## To do
Faithfully return all lines, omitting every embedded picture.
☆ ☆ ☆
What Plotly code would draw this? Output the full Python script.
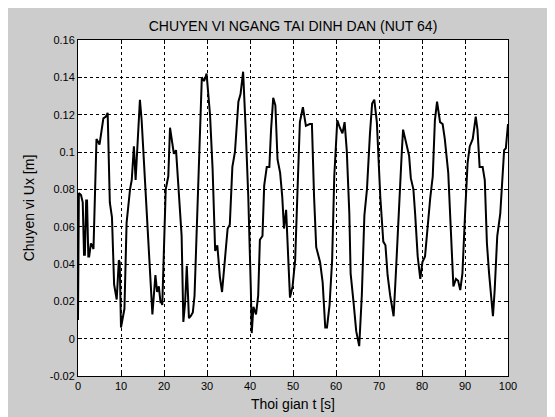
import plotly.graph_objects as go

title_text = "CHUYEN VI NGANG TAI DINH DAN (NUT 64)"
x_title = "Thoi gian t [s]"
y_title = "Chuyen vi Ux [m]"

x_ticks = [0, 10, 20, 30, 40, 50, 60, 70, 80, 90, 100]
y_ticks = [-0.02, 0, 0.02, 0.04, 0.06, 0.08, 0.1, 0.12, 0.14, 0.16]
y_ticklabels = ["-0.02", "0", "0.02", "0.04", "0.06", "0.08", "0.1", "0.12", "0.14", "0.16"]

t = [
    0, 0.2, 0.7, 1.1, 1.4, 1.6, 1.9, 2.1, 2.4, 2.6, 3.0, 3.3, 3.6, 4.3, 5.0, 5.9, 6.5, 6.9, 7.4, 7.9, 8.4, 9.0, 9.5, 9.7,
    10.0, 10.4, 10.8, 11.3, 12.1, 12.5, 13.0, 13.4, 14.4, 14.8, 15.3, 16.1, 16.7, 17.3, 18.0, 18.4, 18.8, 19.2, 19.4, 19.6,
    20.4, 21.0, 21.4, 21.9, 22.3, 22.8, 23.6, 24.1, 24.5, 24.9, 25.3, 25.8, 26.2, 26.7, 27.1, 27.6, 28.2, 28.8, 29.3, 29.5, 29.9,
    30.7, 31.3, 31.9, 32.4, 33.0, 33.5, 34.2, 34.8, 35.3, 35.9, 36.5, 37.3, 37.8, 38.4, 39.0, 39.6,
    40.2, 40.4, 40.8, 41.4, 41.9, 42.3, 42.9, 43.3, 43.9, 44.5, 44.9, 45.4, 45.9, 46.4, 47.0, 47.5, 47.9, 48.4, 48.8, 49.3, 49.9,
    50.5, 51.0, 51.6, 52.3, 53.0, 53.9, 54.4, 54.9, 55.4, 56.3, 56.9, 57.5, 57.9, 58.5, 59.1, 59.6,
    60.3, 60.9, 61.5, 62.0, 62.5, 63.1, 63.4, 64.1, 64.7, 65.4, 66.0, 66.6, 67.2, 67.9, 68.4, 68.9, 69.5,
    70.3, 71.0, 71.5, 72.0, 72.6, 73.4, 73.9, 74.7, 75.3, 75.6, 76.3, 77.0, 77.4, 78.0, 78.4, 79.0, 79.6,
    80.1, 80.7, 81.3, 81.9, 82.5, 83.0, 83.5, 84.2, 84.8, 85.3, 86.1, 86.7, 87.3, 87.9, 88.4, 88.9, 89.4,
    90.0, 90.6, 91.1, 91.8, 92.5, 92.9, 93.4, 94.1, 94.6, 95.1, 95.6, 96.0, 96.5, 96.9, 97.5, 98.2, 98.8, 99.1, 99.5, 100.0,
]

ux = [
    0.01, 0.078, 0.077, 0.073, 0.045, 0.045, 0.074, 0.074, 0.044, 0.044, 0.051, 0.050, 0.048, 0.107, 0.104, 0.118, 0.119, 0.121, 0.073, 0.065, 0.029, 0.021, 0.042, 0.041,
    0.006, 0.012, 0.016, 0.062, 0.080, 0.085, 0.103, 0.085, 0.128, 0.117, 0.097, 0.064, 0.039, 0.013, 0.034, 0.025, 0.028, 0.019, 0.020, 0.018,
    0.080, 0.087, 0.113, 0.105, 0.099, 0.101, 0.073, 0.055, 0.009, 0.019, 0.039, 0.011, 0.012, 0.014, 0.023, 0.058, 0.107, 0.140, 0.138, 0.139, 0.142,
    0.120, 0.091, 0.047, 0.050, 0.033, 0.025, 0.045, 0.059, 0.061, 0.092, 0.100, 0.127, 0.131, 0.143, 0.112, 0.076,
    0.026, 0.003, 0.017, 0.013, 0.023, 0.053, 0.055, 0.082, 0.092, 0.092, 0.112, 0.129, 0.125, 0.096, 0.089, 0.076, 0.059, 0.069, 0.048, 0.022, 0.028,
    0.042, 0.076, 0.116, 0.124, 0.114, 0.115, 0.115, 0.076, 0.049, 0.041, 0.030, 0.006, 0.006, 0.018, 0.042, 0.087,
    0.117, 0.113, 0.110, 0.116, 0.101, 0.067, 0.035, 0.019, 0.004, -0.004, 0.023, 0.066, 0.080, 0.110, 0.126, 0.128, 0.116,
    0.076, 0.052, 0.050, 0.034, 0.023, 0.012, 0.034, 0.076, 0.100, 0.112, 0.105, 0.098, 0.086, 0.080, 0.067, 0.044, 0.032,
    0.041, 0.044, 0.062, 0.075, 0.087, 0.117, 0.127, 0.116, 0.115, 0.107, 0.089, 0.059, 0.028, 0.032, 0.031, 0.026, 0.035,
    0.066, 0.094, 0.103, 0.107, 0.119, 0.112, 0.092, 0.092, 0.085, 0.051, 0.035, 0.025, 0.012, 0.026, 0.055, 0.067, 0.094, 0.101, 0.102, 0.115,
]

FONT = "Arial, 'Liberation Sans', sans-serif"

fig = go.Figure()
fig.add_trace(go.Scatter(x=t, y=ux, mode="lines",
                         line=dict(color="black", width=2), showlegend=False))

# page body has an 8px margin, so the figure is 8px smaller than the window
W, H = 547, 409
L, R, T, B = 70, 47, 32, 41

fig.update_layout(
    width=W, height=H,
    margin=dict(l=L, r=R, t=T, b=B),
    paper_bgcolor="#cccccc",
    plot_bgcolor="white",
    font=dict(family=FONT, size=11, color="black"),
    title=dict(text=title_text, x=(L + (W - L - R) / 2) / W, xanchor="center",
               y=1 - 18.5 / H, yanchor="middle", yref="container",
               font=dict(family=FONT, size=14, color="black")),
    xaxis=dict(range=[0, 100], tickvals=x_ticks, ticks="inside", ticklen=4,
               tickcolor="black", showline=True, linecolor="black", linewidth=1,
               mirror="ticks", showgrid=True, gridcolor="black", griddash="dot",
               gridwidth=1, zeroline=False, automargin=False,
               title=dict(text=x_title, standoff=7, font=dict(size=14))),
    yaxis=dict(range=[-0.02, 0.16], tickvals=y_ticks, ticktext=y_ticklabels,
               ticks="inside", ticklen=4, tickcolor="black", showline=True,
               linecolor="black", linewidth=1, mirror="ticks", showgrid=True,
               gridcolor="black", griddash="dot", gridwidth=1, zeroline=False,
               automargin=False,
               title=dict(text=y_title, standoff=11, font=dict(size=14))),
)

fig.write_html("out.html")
☆ ☆ ☆
## Problem solution
What Plotly code would draw this? Output the full Python script.
import plotly.graph_objects as go

title_text = "CHUYEN VI NGANG TAI DINH DAN (NUT 64)"
x_title = "Thoi gian t [s]"
y_title = "Chuyen vi Ux [m]"

x_ticks = [0, 10, 20, 30, 40, 50, 60, 70, 80, 90, 100]
y_ticks = [-0.02, 0, 0.02, 0.04, 0.06, 0.08, 0.1, 0.12, 0.14, 0.16]
y_ticklabels = ["-0.02", "0", "0.02", "0.04", "0.06", "0.08", "0.1", "0.12", "0.14", "0.16"]

t = [
    0, 0.2, 0.7, 1.1, 1.4, 1.6, 1.9, 2.1, 2.4, 2.6, 3.0, 3.3, 3.6, 4.3, 5.0, 5.9, 6.5, 6.9, 7.4, 7.9, 8.4, 9.0, 9.5, 9.7,
    10.0, 10.4, 10.8, 11.3, 12.1, 12.5, 13.0, 13.4, 14.4, 14.8, 15.3, 16.1, 16.7, 17.3, 18.0, 18.4, 18.8, 19.2, 19.4, 19.6,
    20.4, 21.0, 21.4, 21.9, 22.3, 22.8, 23.6, 24.1, 24.5, 24.9, 25.3, 25.8, 26.2, 26.7, 27.1, 27.6, 28.2, 28.8, 29.3, 29.5, 29.9,
    30.7, 31.3, 31.9, 32.4, 33.0, 33.5, 34.2, 34.8, 35.3, 35.9, 36.5, 37.3, 37.8, 38.4, 39.0, 39.6,
    40.2, 40.4, 40.8, 41.4, 41.9, 42.3, 42.9, 43.3, 43.9, 44.5, 44.9, 45.4, 45.9, 46.4, 47.0, 47.5, 47.9, 48.4, 48.8, 49.3, 49.9,
    50.5, 51.0, 51.6, 52.3, 53.0, 53.9, 54.4, 54.9, 55.4, 56.3, 56.9, 57.5, 57.9, 58.5, 59.1, 59.6,
    60.3, 60.9, 61.5, 62.0, 62.5, 63.1, 63.4, 64.1, 64.7, 65.4, 66.0, 66.6, 67.2, 67.9, 68.4, 68.9, 69.5,
    70.3, 71.0, 71.5, 72.0, 72.6, 73.4, 73.9, 74.7, 75.3, 75.6, 76.3, 77.0, 77.4, 78.0, 78.4, 79.0, 79.6,
    80.1, 80.7, 81.3, 81.9, 82.5, 83.0, 83.5, 84.2, 84.8, 85.3, 86.1, 86.7, 87.3, 87.9, 88.4, 88.9, 89.4,
    90.0, 90.6, 91.1, 91.8, 92.5, 92.9, 93.4, 94.1, 94.6, 95.1, 95.6, 96.0, 96.5, 96.9, 97.5, 98.2, 98.8, 99.1, 99.5, 100.0,
]

ux = [
    0.01, 0.078, 0.077, 0.073, 0.045, 0.045, 0.074, 0.074, 0.044, 0.044, 0.051, 0.050, 0.048, 0.107, 0.104, 0.118, 0.119, 0.121, 0.073, 0.065, 0.029, 0.021, 0.042, 0.041,
    0.006, 0.012, 0.016, 0.062, 0.080, 0.085, 0.103, 0.085, 0.128, 0.117, 0.097, 0.064, 0.039, 0.013, 0.034, 0.025, 0.028, 0.019, 0.020, 0.018,
    0.080, 0.087, 0.113, 0.105, 0.099, 0.101, 0.073, 0.055, 0.009, 0.019, 0.039, 0.011, 0.012, 0.014, 0.023, 0.058, 0.107, 0.140, 0.138, 0.139, 0.142,
    0.120, 0.091, 0.047, 0.050, 0.033, 0.025, 0.045, 0.059, 0.061, 0.092, 0.100, 0.127, 0.131, 0.143, 0.112, 0.076,
    0.026, 0.003, 0.017, 0.013, 0.023, 0.053, 0.055, 0.082, 0.092, 0.092, 0.112, 0.129, 0.125, 0.096, 0.089, 0.076, 0.059, 0.069, 0.048, 0.022, 0.028,
    0.042, 0.076, 0.116, 0.124, 0.114, 0.115, 0.115, 0.076, 0.049, 0.041, 0.030, 0.006, 0.006, 0.018, 0.042, 0.087,
    0.117, 0.113, 0.110, 0.116, 0.101, 0.067, 0.035, 0.019, 0.004, -0.004, 0.023, 0.066, 0.080, 0.110, 0.126, 0.128, 0.116,
    0.076, 0.052, 0.050, 0.034, 0.023, 0.012, 0.034, 0.076, 0.100, 0.112, 0.105, 0.098, 0.086, 0.080, 0.067, 0.044, 0.032,
    0.041, 0.044, 0.062, 0.075, 0.087, 0.117, 0.127, 0.116, 0.115, 0.107, 0.089, 0.059, 0.028, 0.032, 0.031, 0.026, 0.035,
    0.066, 0.094, 0.103, 0.107, 0.119, 0.112, 0.092, 0.092, 0.085, 0.051, 0.035, 0.025, 0.012, 0.026, 0.055, 0.067, 0.094, 0.101, 0.102, 0.115,
]

FONT = "Arial, 'Liberation Sans', sans-serif"

fig = go.Figure()
fig.add_trace(go.Scatter(x=t, y=ux, mode="lines",
                         line=dict(color="black", width=2), showlegend=False))

# page body has an 8px margin, so the figure is 8px smaller than the window
W, H = 547, 409
L, R, T, B = 70, 47, 32, 41

fig.update_layout(
    width=W, height=H,
    margin=dict(l=L, r=R, t=T, b=B),
    paper_bgcolor="#cccccc",
    plot_bgcolor="white",
    font=dict(family=FONT, size=11, color="black"),
    title=dict(text=title_text, x=(L + (W - L - R) / 2) / W, xanchor="center",
               y=1 - 18.5 / H, yanchor="middle", yref="container",
               font=dict(family=FONT, size=14, color="black")),
    xaxis=dict(range=[0, 100], tickvals=x_ticks, ticks="inside", ticklen=4,
               tickcolor="black", showline=True, linecolor="black", linewidth=1,
               mirror="ticks", showgrid=True, gridcolor="black", griddash="dot",
               gridwidth=1, zeroline=False, automargin=False,
               title=dict(text=x_title, standoff=7, font=dict(size=14))),
    yaxis=dict(range=[-0.02, 0.16], tickvals=y_ticks, ticktext=y_ticklabels,
               ticks="inside", ticklen=4, tickcolor="black", showline=True,
               linecolor="black", linewidth=1, mirror="ticks", showgrid=True,
               gridcolor="black", griddash="dot", gridwidth=1, zeroline=False,
               automargin=False,
               title=dict(text=y_title, standoff=11, font=dict(size=14))),
)

fig.write_html("out.html")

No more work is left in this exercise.